Councils in England are to be encouraged to sell publicly owned buildings and other assets worth up to £23bn under plans being explored by ministers to plug budget shortfalls amid the crisis in local government.
Under plans being examined by Michael Gove’s Department for Levelling Up, Housing and Communities, councils would be given greater flexibility to use money raised from asset disposals to meet their budget pressures.
In a consultation with town hall bosses closing on Wednesday, ministers estimate councils have “investment properties” worth £23.2bn which could be disposed of to help meet budget shortfalls with proposed changes to the rules that would allow sales without government approval.
The government said its aim was to encourage the sale of assets held only for revenue, and not buildings or places used for the “delivering of the objectives of the local authority”.
However, critics warned of a “fire sale” of public assets amid the multibillion-pound funding shortfall for local authorities across the country.
Rob Whiteman, the chief executive of the Chartered Institute of Public Finance and Accounting, said he welcomed councils being handed greater flexibility, but warned it was a “sticking plaster” solution because it would not address longer-term pressures on their finances.
“We’re in a short-term, last-chance saloon place where councils won’t go bust, but in no way does it offer a medium-term solution,” he said.
“The truth is councils are being incentivised to dispose of assets to use those capital resources to fund their revenue budgets, which is appalling. They need to be properly funded by taxation.
“You would not recommend to any other country in the world to fund their public finances this way. It’s a sort of directive to break the rules – an allowance given to break all known usual accounting convention.”

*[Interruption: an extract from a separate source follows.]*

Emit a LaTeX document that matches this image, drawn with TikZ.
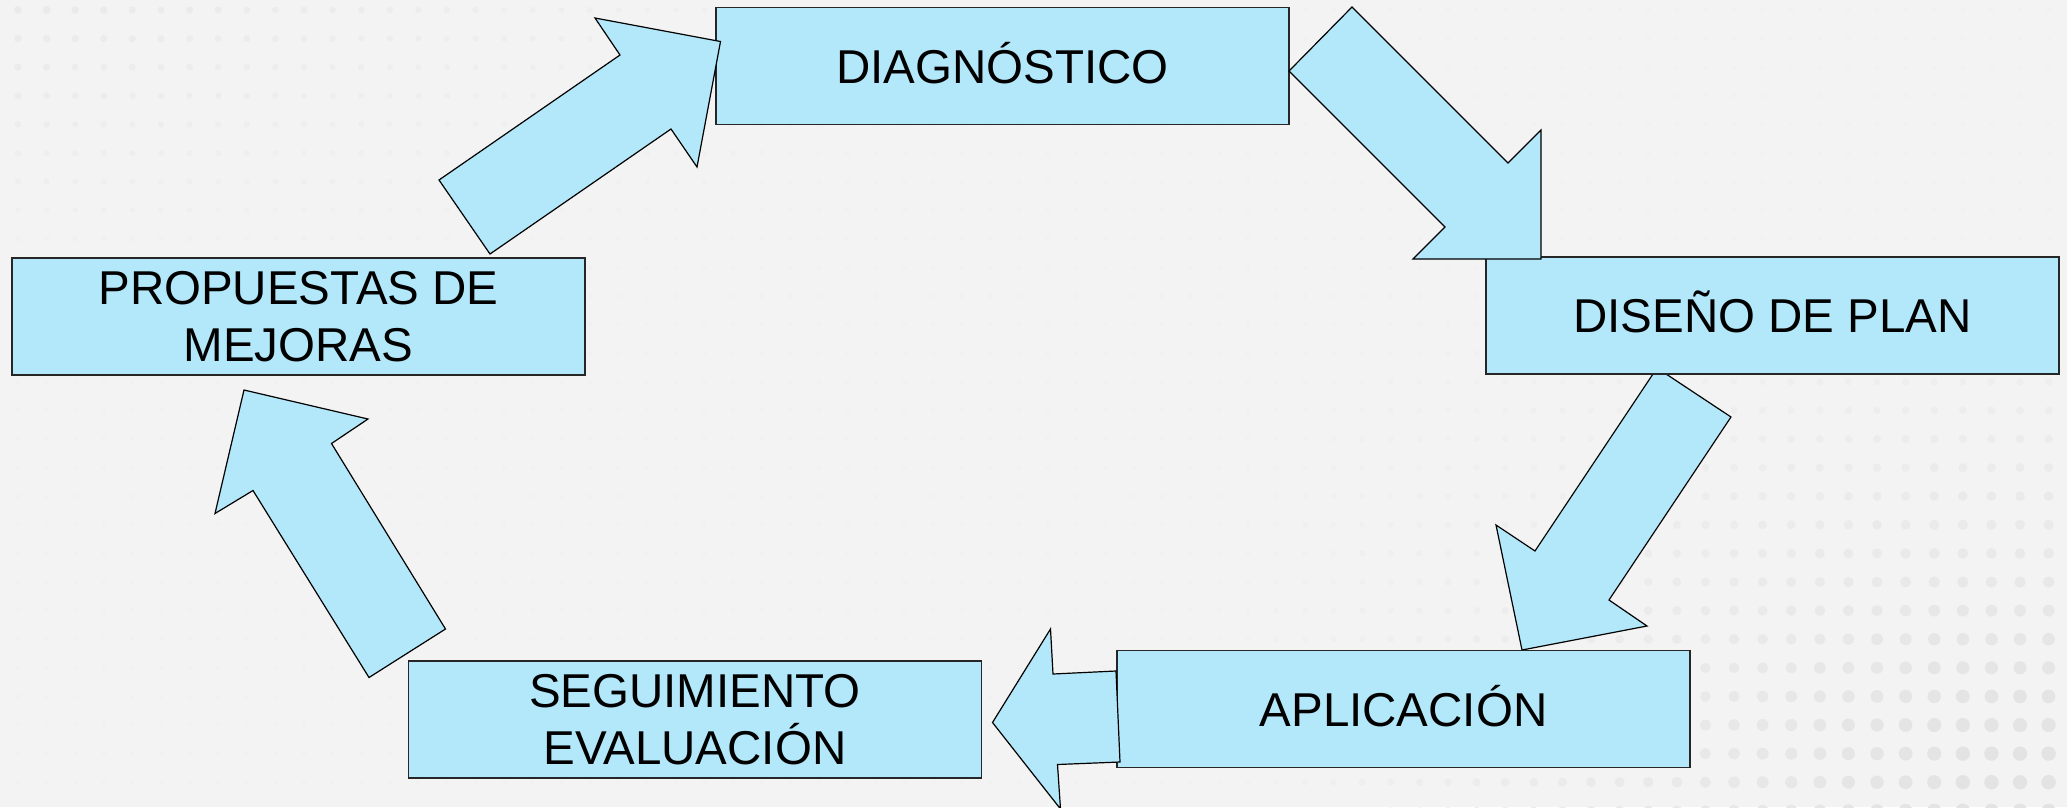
\documentclass[tikz,border=0pt]{standalone}
\usepackage{fontspec}
\setmainfont{Liberation Sans}
\definecolor{boxblue}{RGB}{179,231,250}
\definecolor{bggray}{RGB}{243,243,243}
\tikzset{
  stage/.style={draw=black!85, line width=1.4pt, fill=boxblue,
    minimum width=573pt, minimum height=117pt, inner sep=0pt,
    align=center, font=\fontsize{47.5}{57}\selectfont},
  oneline/.style={text height=34pt, text depth=0pt},
  blockarrow/.style={draw=black, line width=1.2pt, fill=boxblue, line join=miter},
}
\begin{document}
\begin{tikzpicture}[x=1pt,y=-1pt]
\useasboundingbox (0,0) rectangle (2067,807);
\clip (0,0) rectangle (2067,807);
\fill[bggray] (0,0) rectangle (2067,807);
% background dot grid
\foreach \i in {0,...,72}{
  \foreach \j in {0,...,28}{
    \pgfmathsetmacro{\px}{18+28.6*\i}
    \pgfmathsetmacro{\py}{10+28.6*\j}
    \pgfmathsetmacro{\sx}{min(1,max(0,(\px-1200)/750))}
    \pgfmathsetmacro{\sy}{min(1,max(0,(\py-250)/480))}
    \pgfmathsetmacro{\tl}{min(1,max(0,(1000-\px)/1000))*min(1,max(0,(300-\py)/300))}
    \pgfmathsetmacro{\rr}{2.2+5*\sx*\sy+1.8*\tl}
    \pgfmathsetmacro{\pp}{5.3+5.5*\sx*\sy+3.2*\tl}
    \fill[black!\pp] (\px,\py) circle[radius=\rr pt];
  }
}
% arrow DISENO -> APLICACION (tail under the box)
\draw[blockarrow] (1657,368) -- (1731,417) -- (1609,600) -- (1647,626)
  -- (1522,650) -- (1496,525) -- (1535,551) -- cycle;

\node[stage,oneline] (diag) at (1002.5,66) {DIAGNÓSTICO};
\node[stage,oneline] (dise) at (1772.5,315.5) {DISEÑO DE PLAN};
\node[stage,oneline] (apli) at (1403.5,709) {APLICACIÓN};
\node[stage] (segu) at (695,719.5) {SEGUIMIENTO\\EVALUACIÓN};
\node[stage] (prop) at (298.5,316.5) {PROPUESTAS DE\\MEJORAS};

% arrow PROPUESTAS -> DIAGNOSTICO
\draw[blockarrow] (439,180) -- (620,55) -- (595,18) -- (720.5,41.5)
  -- (697,167) -- (671,129) -- (490,254) -- cycle;
% arrow DIAGNOSTICO -> DISENO
\draw[blockarrow] (1352,7) -- (1289,71) -- (1445,227) -- (1413,259)
  -- (1541,259) -- (1541,130) -- (1508,163) -- cycle;
% arrow APLICACION -> SEGUIMIENTO
\draw[blockarrow] (1116,671) -- (1053,674) -- (1050.5,629) -- (992.5,722.5)
  -- (1060.5,809) -- (1057.5,764.5) -- (1120,762) -- cycle;
% arrow SEGUIMIENTO -> PROPUESTAS
\draw[blockarrow] (244,390) -- (368,419) -- (331.5,443.5) -- (445.5,629)
  -- (369,677.5) -- (253,490.5) -- (215,513.5) -- cycle;
\end{tikzpicture}
\end{document}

Dozens of councils have already earmarked libraries, civic halls, swimming pools and community centres for sale to raise hundreds of millions of pounds, including in Leeds, Kent, Somerset and Woking.
However, property experts warned the moment to sell could hardly be worse amid a slump in the market driven by near-stagnant growth in the UK economy and higher borrowing costs from the Bank of England.
“If you were trying to identify the worst moment to sell, the first half of 2024 would probably be it,” said Mat Oakley, head of UK and European commercial property research at the leading estate agent Savills.
“A potential buyer will say: ‘They have to sell this, how little can I get away with paying them for it?’ I wouldn’t advise anyone to sell now just because there is that hint of blood in the water.”
Handing councils greater flexibility could, however, help some local authorities to unwind risky investments made using billions of pounds in taxpayer-funded borrowing. Councils including Woking, Thurrock, and Warrington have ploughed vast sums into assets ranging from skyscrapers and shopping centres to solar farms and stadiums.
However, many assets bought in recent years are likely to be worth less than councils paid for them. Figures from Capital Economics show capital values have dropped by about 20% since mid-2022, with offices recording a fall of 23%.
There are worries that much-loved community buildings will also be listed for sale. Analysis by the IPPR thinktank last year found 75,000 public assets, worth about £15bn, had been sold by English councils since 2010, in part to plug holes in their budgets.
Zoë Billingham, director of IPPR North, said: “It’s one-off capital receipt to fund ongoing revenue pressures, which will last for as long as they have buildings to sell. I don’t think that’s a good thing. It’s not a fix.
“It’s also a one-way street. Once public assets have been sold, I would be shocked to hear at a future date any council or government will buy them back. It’s a temporary fix for a difficult time. It’s not sustainable.”
The government has been approached for comment.